Another kid might have had this experience and shrugged it off. My body and nervous system experienced this bullying as trauma.
What’s important to understand is that whatever the source, we carry trauma in bodies. And unresolved trauma can keep us stuck in a painful cycle of remembering, retelling, and reliving the experiences.
I know my trauma has been activated when something happens and my emotional-physical response is entirely out of proportion to the experience.
Case in point, while walking through my neighborhood on a beautiful snowy day I saw a group of people letting their dogs romp in the snow.
The dogs were not on leashes and began to bark and run toward me. I’m not afraid of dogs but I am wary of dogs I don’t know especially when they’re off leash.
I yelled, “Hey, watch your dogs!” at the people milling around but they ignored me and continued to chat.
I felt absolutely furious. I didn’t say anything because I was afraid of how angry I would sound. It was like I was invisible to these people! Perhaps I was.
In that moment, I flashed back to my podgy middle-school self being called “Baldy” by the mean girls. All those emotions and physical sensations came flooding back: shame, resentment, helplessness, and despair.
It’s difficult when we’re in the grip of these emotions and sensations. For me, it can feel like I’m having an out of body experience because I’m so caught up in the moment.
We all have ways to deal with these incidents. I, myself, had quite a variety of coping mechanisms: zoning out with TV, overeating, drinking too much, over-working, and taking my upset out on any one or anything unfortunate enough to cross my path.

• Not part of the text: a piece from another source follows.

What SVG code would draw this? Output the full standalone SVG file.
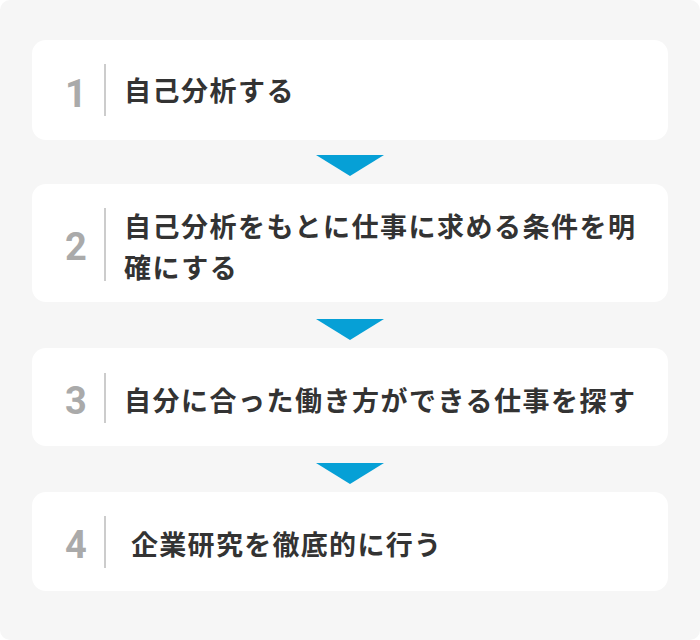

Not saying coping mechanisms aren’t valid. We all use them. The problem for me has been that the coping mechanisms weren’t addressing the trauma that was keeping me stuck.
Coping mechanisms are the equivalent of aspirin. They cut the intensity of pain but they don’t address the source of the pain.
I decided to start directly addressing these pockets of trauma. One thing that works remarkably well is to do what I think of as a “soft reset” for my nervous system.
What works for me is the practice to get connected with my environment and body. To witness whatever is happening from a place of compassion. As I do this, I recite the Loving Kindness Blessing: May I be safe, may I be healthy, may I be happy, may all things come with ease.
I don’t need to do this perfectly. I just need to remember to do it.
What I’ve learned is that self-compassion and healing needs to proceed empowerment. I’ve found that with inner peace, I am able to be that advocate for myself and what I care about. It is key to what makes me effective in the world.
Note: I am especially grateful to Larisa Noonan who taught me this practice.